Institute of Education
- Established: 1934
- Dean: Aisa Arlos
- Location: Manila, Philippines
- Campus: Far Eastern University - Manila;
- Colors: Baby blue
- Website: www.feu.edu.ph/index.php/institutes/institute-of-education/

= Far Eastern University Institute of Education =

The Far Eastern University – Institute of Education, or simply IE, is the academic institute offering teacher education of the Far Eastern University. It is one of the four earliest institutes that comprised the university in 1934.

Since 2016, FEU IE is recognized as a Center of Excellence by the Commission on Higher Education (CHED) and accredited Level IV by the Philippine Association of Colleges and Universities Commission on Accreditation.

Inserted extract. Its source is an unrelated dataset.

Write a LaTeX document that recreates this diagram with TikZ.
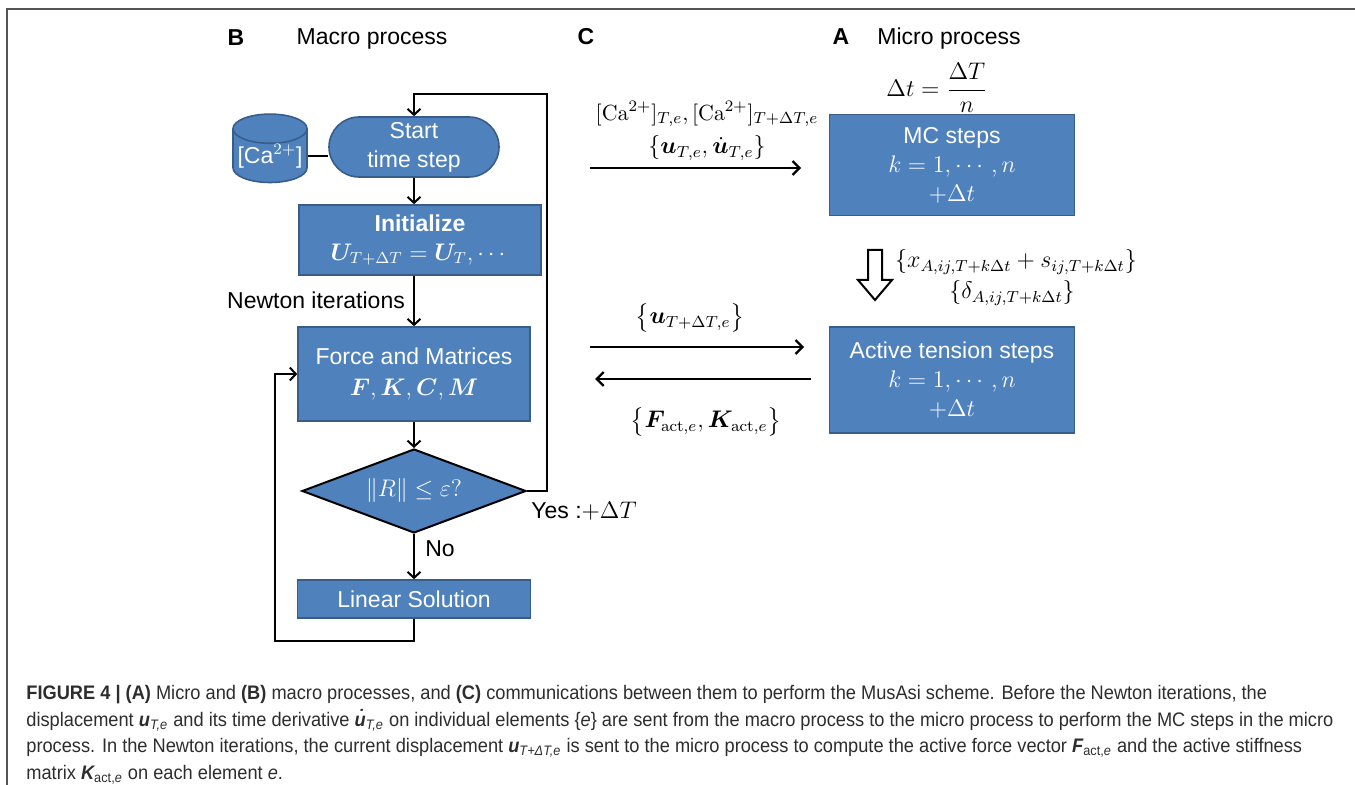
\documentclass[tikz,border=0pt]{standalone}
\usepackage{amsmath}
\usepackage{bm}
\usepackage[no-math]{fontspec}
\setmainfont{Liberation Sans}
\newfontfamily\capfont{Liberation Sans}[FakeStretch=0.93]
\usetikzlibrary{arrows.meta,shapes.geometric,shapes.misc,calc}
\definecolor{boxblue}{RGB}{79,129,189}
\definecolor{boxedge}{RGB}{56,93,138}
\definecolor{captxt}{RGB}{45,45,45}
\definecolor{framegray}{RGB}{85,85,85}
\tikzset{
  blk/.style={fill=boxblue, draw=boxedge, line width=0.8pt, text=white, align=center,
    inner sep=0pt, font=\fontsize{11.5}{14.5}\selectfont},
  flow/.style={line width=1pt, -{Straight Barb[length=3pt,width=6.5pt]}},
  comm/.style={line width=1.2pt, -{Straight Barb[length=3.5pt,width=7pt]}},
  ln/.style={line width=1pt},
  lbl/.style={font=\fontsize{11.5}{14}\selectfont, inner sep=0pt},
  hdr/.style={font=\fontsize{11.5}{14}\selectfont, inner sep=0pt},
  capl/.style={anchor=base west, inner sep=0pt, text=captxt, font=\capfont\fontsize{9.8}{13.5}\selectfont},
}
\begin{document}
\begin{tikzpicture}[x=0.5pt,y=-0.5pt]
\useasboundingbox (0,0) rectangle (1355,785);
% frame
\draw[framegray, line width=1pt] (7,785) -- (7,9) -- (1355,9);

% headers
\node[hdr, font=\fontsize{11.5}{14}\selectfont\bfseries] (hB) at (236,38) {B};
\node[hdr] (hmac) at (372,39) {Macro process};
\node[hdr, font=\fontsize{11.5}{14}\selectfont\bfseries] (hC) at (586,37) {C};
\node[hdr, font=\fontsize{11.5}{14}\selectfont\bfseries] (hA) at (841,37) {A};
\node[hdr] (hmic) at (949,39) {Micro process};

% macro flowchart
\node[blk, cylinder, shape border rotate=90, aspect=0.45, minimum width=37pt, minimum height=29.5pt,
  cylinder uses custom fill, cylinder body fill=boxblue, cylinder end fill=boxblue] (cyl) at (270,156) {[Ca$^{2+}$]};
\node[blk, rounded rectangle, minimum width=85pt, minimum height=30pt] (st) at (414,147) {Start\\time step};
\node[blk, minimum width=121pt, minimum height=35pt] (init) at (420,240)
  {\textbf{Initialize}\\$\bm{U}_{T+\Delta T}=\bm{U}_{T},\cdots$};
\node[blk, minimum width=116pt, minimum height=47pt] (force) at (414,374)
  {Force and Matrices\\[1pt]$\bm{F},\bm{K},\bm{C},\bm{M}$};
\node[blk, diamond, aspect=2.67, draw=black, line width=1pt, minimum width=112pt, minimum height=42pt] (dia) at (414,491) {$\|R\|\le\varepsilon ?$};
\node[blk, minimum width=116.5pt, minimum height=19pt] (lin) at (414,599) {Linear Solution};

\draw[ln] (cyl.east) -- (cyl.east -| st.west);
\draw[flow] (st.south) -- (st.south |- init.north);
\draw[flow] (st.south |- init.south) -- (force.north);
\draw[flow] (force.south) -- (dia.north);
\draw[flow] (dia.south) -- (lin.north);
\coordinate (lb) at (275,641);
\draw[flow] (lin.south) |- (lb) |- (force.west);
\coordinate (rt) at (547,94);
\draw[flow] (dia.east) -| (rt) -| (st.north);

\node[lbl] (newt) at (316,300) {Newton iterations};
\node[lbl] (yes) at (584,511) {Yes :$+\Delta T$};
\node[lbl] (no) at (440,549) {No};

% micro process
\node[lbl] (dt) at (937,88) {$\Delta t=\dfrac{\Delta T}{n}$};
\node[blk, minimum width=122.5pt, minimum height=50.5pt] (mc) at (952,165)
  {MC steps\\$k=1,\cdots,n$\\$+\Delta t$};
\node[blk, minimum width=122.5pt, minimum height=53pt] (act) at (952,380)
  {Active tension steps\\$k=1,\cdots,n$\\$+\Delta t$};
\draw[fill=white, line width=1pt] (868,250) -- (882,250) -- (882,280) -- (892,280) -- (875,300)
  -- (858,280) -- (868,280) -- cycle;
\node[lbl] (hlab1) at (1016,262)
  {$\{x_{A,ij,T+k\Delta t}+s_{ij,T+k\Delta t}\}$};
\node[lbl] (hlab2) at (1012,293)
  {$\{\delta_{A,ij,T+k\Delta t}\}$};

% communications
\coordinate (c1) at (590,168);
\coordinate (c2) at (590,347);
\coordinate (c3) at (595,379);
\draw[comm, shorten >=13.75pt] (c1) -- (c1 -| mc.west);
\draw[comm, shorten >=12.25pt] (c2) -- (c2 -| act.west);
\draw[comm, shorten <=9pt] (c3 -| act.west) -- (c3);
\node[lbl, font=\fontsize{11}{13}\selectfont] (l1) at (707,114) {$[\mathrm{Ca}^{2+}]_{T,e},[\mathrm{Ca}^{2+}]_{T+\Delta T,e}$};
\node[lbl] (l2) at (707,148) {$\{\bm{u}_{T,e},\dot{\bm{u}}_{T,e}\}$};
\node[lbl] (l3) at (690,318) {$\bigl\{\bm{u}_{T+\Delta T,e}\bigr\}$};
\node[lbl] (l4) at (706,422) {$\bigl\{\bm{F}_{\mathrm{act},e},\bm{K}_{\mathrm{act},e}\bigr\}$};

% caption
\node[capl] (cap1) at (26,699) {{\bfseries FIGURE 4 | (A)} Micro and {\bfseries (B)} macro processes, and {\bfseries (C)} communications between them to perform the MusAsi scheme. Before the Newton iterations, the};
\node[capl] (cap2) at (26,726) {displacement {\bfseries\itshape u}\textsubscript{\itshape T,e} and its time derivative {\bfseries\itshape \.{u}}\textsubscript{\itshape T,e} on individual elements \{{\itshape e}\} are sent from the macro process to the micro process to perform the MC steps in the micro};
\node[capl] (cap3) at (26,753) {process. In the Newton iterations, the current displacement {\bfseries\itshape u}\textsubscript{\itshape T+ΔT,e} is sent to the micro process to compute the active force vector {\bfseries\itshape F}\textsubscript{act,{\itshape e}} and the active stiffness};
\node[capl] (cap4) at (26,779) {matrix {\bfseries\itshape K}\textsubscript{act,{\itshape e}} on each element {\itshape e}.};
\end{tikzpicture}
\end{document}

IE offers undergraduate and postgraduate degree programs in education.

== Brief history ==
Upon its establishment, the Institute of Education's concentration was in Home Economics; to emphasize the education of women as a driving force in the home. Hence, an integrated program and special courses in Clothing and Textiles, Cookery, and Interior Decoration were among its curricular offerings.

In 1946, the IE was granted Government Recognition for the elementary and high school teacher's certificate. In the same year, the University was empowered to grant the degree of Bachelor of Secondary Education as well as the postgraduate course in Education. In 1956, it was granted Government Recognition #399 for the Bachelor of Elementary program with majors in General Education and Special Education. In 1973, it was granted permission to offer the Master of Arts in Teaching, and four years later, its Doctor of Education program was recognized.

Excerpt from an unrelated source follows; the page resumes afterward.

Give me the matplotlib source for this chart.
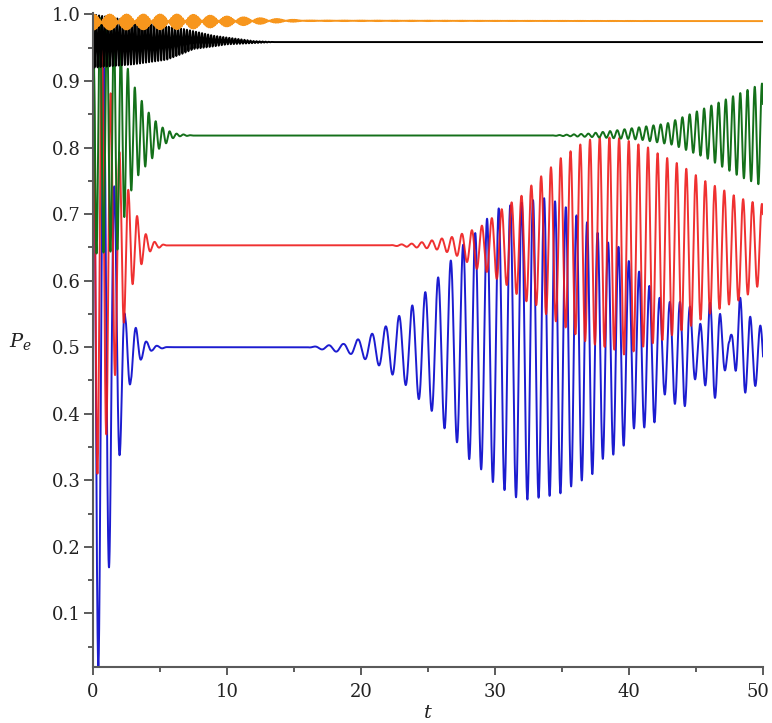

The Institute of Education was granted permission in 1997 to offer 18 units of credits in professional education. In 2001 and 2002, new programs were established – Bachelor of Science in Education major in Sports and Recreational Management (SRM) and the Teacher Certificate Program (TCP).

Under the vertical articulation program of CHED, the administration of the graduate programs in Education was transferred from the Institute of Graduate Studies to the Institute of Education in 2007.